If you were to run a 100 meter sprint against another person who was faster, more adept, and more athletic than you, you’d probably lose (unless they cramp up or something). And by probably, I mean you’d lose.
Now if you were to race this same person, but have an agreed upon fair 75 meter head start, chances are you’d probably win (unless now you cramp up or something).
Which would you go with? Starting at the same line, or getting a huge head start?
Think of this race as you versus your upcoming week. In other words, do you start Monday morning lined up with the week and just run, only to see things fall apart pretty quickly? Or do you implement a routine ahead of time and get a running start, so you can stay one step ahead?
Life is savvy – it’s no doubt smarter, faster, and most importantly doesn’t slow down for you. If you want to have a shot at it before it overtakes you, you’ve got to get a head start.
And it starts the day before. There’s nothing more important than starting your week off right, and here’s three things you can do during your Sunday routine to whoop the week’s ass.
Reflect on Your Accomplishments and Shortcomings
Before you can begin focusing on the upcoming week and how you’ll completely dominate it, you need to pause and spend a bit of time looking back at how the week just went.
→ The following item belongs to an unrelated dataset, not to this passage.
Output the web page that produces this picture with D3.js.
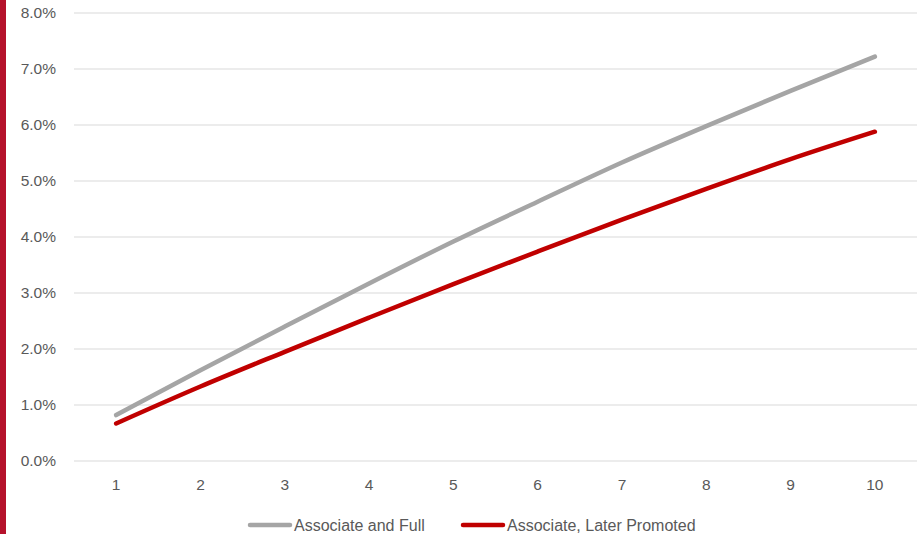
<!DOCTYPE html>
<html>
<head>
<meta charset="utf-8">
<script src="https://cdn.jsdelivr.net/npm/d3@7/dist/d3.min.js"></script>
<style>
  html, body { margin: 0; padding: 0; background: #fff; }
  svg { display: block; font-family: "Liberation Sans", Arial, sans-serif; }
</style>
</head>
<body>
<svg id="chart" width="918" height="534"></svg>
<script>
// Years since promotion on the x axis
const categories = [1, 2, 3, 4, 5, 6, 7, 8, 9, 10];
// Cumulative rates, in percent
const associateAndFull = [0.82, 1.62, 2.40, 3.17, 3.92, 4.63, 5.33, 5.98, 6.61, 7.22];
const associateLaterPromoted = [0.67, 1.33, 1.95, 2.56, 3.16, 3.74, 4.31, 4.86, 5.39, 5.88];
const yTicks = [0, 1, 2, 3, 4, 5, 6, 7, 8];
const seriesNames = ["Associate and Full", "Associate, Later Promoted"];
const seriesColors = ["#a5a5a5", "#c00000"];

const svg = d3.select("#chart");
const W = 918, H = 534;
const plot = { left: 74, right: 917, top: 13, bottom: 461 };
const textColor = "#595959";

// accent bar down the left edge
svg.append("rect").attr("x", 0).attr("y", 0).attr("width", 6).attr("height", H).attr("fill", "#b5122b");

const x = d3.scaleBand().domain(categories).range([plot.left, plot.right]);
const y = d3.scaleLinear().domain([0, 8]).range([plot.bottom, plot.top]);

// horizontal gridlines
svg.append("g").selectAll("line").data(yTicks).join("line")
  .attr("x1", plot.left).attr("x2", plot.right)
  .attr("y1", d => y(d)).attr("y2", d => y(d))
  .attr("stroke", "#d9d9d9").attr("stroke-width", 1);

// y axis labels
const yAxis = d3.axisLeft(y).tickValues(yTicks).tickFormat(d => d.toFixed(1) + "%").tickSize(0).tickPadding(0);
svg.append("g").attr("transform", `translate(${56},0)`).call(yAxis)
  .attr("font-size", null).attr("font-family", null)
  .call(g => g.select(".domain").remove())
  .selectAll("text").attr("fill", textColor).style("font-size", "15.5px");

// x axis labels
const xAxis = d3.axisBottom(x).tickSize(0).tickPadding(0);
svg.append("g").attr("transform", `translate(0,${479})`).call(xAxis)
  .attr("font-size", null).attr("font-family", null)
  .call(g => g.select(".domain").remove())
  .selectAll("text").attr("fill", textColor).style("font-size", "15.5px");

const line = d3.line()
  .x((d, i) => x(categories[i]) + x.bandwidth() / 2)
  .y(d => y(d))
  .curve(d3.curveMonotoneX);

[associateAndFull, associateLaterPromoted].forEach((vals, i) => {
  svg.append("path").datum(vals)
    .attr("d", line)
    .attr("fill", "none")
    .attr("stroke", seriesColors[i])
    .attr("stroke-width", 4.5)
    .attr("stroke-linecap", "round")
    .attr("stroke-linejoin", "round");
});

// legend
const legendX = [250, 463];
const legend = svg.append("g");
seriesNames.forEach((name, i) => {
  const g = legend.append("g").attr("transform", `translate(${legendX[i]},${525})`);
  g.append("line").attr("x1", 0).attr("x2", 40).attr("y1", 0).attr("y2", 0)
    .attr("stroke", seriesColors[i]).attr("stroke-width", 4.5).attr("stroke-linecap", "round");
  g.append("text").attr("x", 44).attr("y", 0).attr("dy", "0.35em")
    .attr("fill", textColor).style("font-size", "16px").text(name);
});
</script>
</body>
</html>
Chances are you accomplished some of what you wanted to (daps my man) but also fell short in other areas (this is completely normal). Taking note of the accomplishments is a good mental boost, but spending some time pinpointing the shortcomings will allow you a chance to adjust.
What exactly is “adjust”? We are creatures of habit. Sometimes (a lot of times), we are so stuck in a routine or habit that it’s nearly impossible to actively realize what we’re doing or what we need to change. So at the end of the week, you’ll see where you didn’t quite accomplish what you set out to.
Now figure out why. Was it laziness? Lack of interest? Your habit of flipping on the TV after coming home? A few last minute emergencies? The latter is life – it just happens and you can’t put too much weight on it because stuff will always come up. The first three though – if you don’t adjust, nothing will change and you’ll get the same results.
Set Your Intention(s)
Think of your intentions as tied in to your goals. In fact, they’re basically interchangeable. Long-term goals are broken down into shorter-term goals at various stages. For instance, if you have a one-year goal, you’ll need to break that down into monthly goals, and then weekly and daily goals. You follow?
Figure out what exactly you’re trying to work towards this week, and before you actually begin breaking out the daily stuff (see below), you’ll want to know what your overarching goal(s) is/are. This article isn’t about how to set goals, but here’s a hint: what do you want to accomplish in life? What are your passions? What are thing you want to say you’ve done?
Set them, and stick with them.
Plan Out Your Week
Get a planner. Start planning.
How much you plan is up to you. If you’re Type A, you’ll probably plan it down to the hour, giving each activity a set amount of time. If you’re Type B, you probably leave the entire thing blank, and hence why you’re reading this article. Don’t worry, I got you covered.
You’ve got seven days to fill, working around what you set as your goals/intentions and your other responsibilities. For most of us, responsibilities mean a full-time job, school, kids, wife/husband (or partner), family, hobbies, and more. If you’re single, you get a little slack here because no one is breathing down your neck. This is a blessing.
With a Sunday routine in place, you’re setting yourself up for owning the week. With a proven plan in place, you’re simply making sure that you aren’t using your other responsibilities as an excuse for why you can’t accomplish what you want.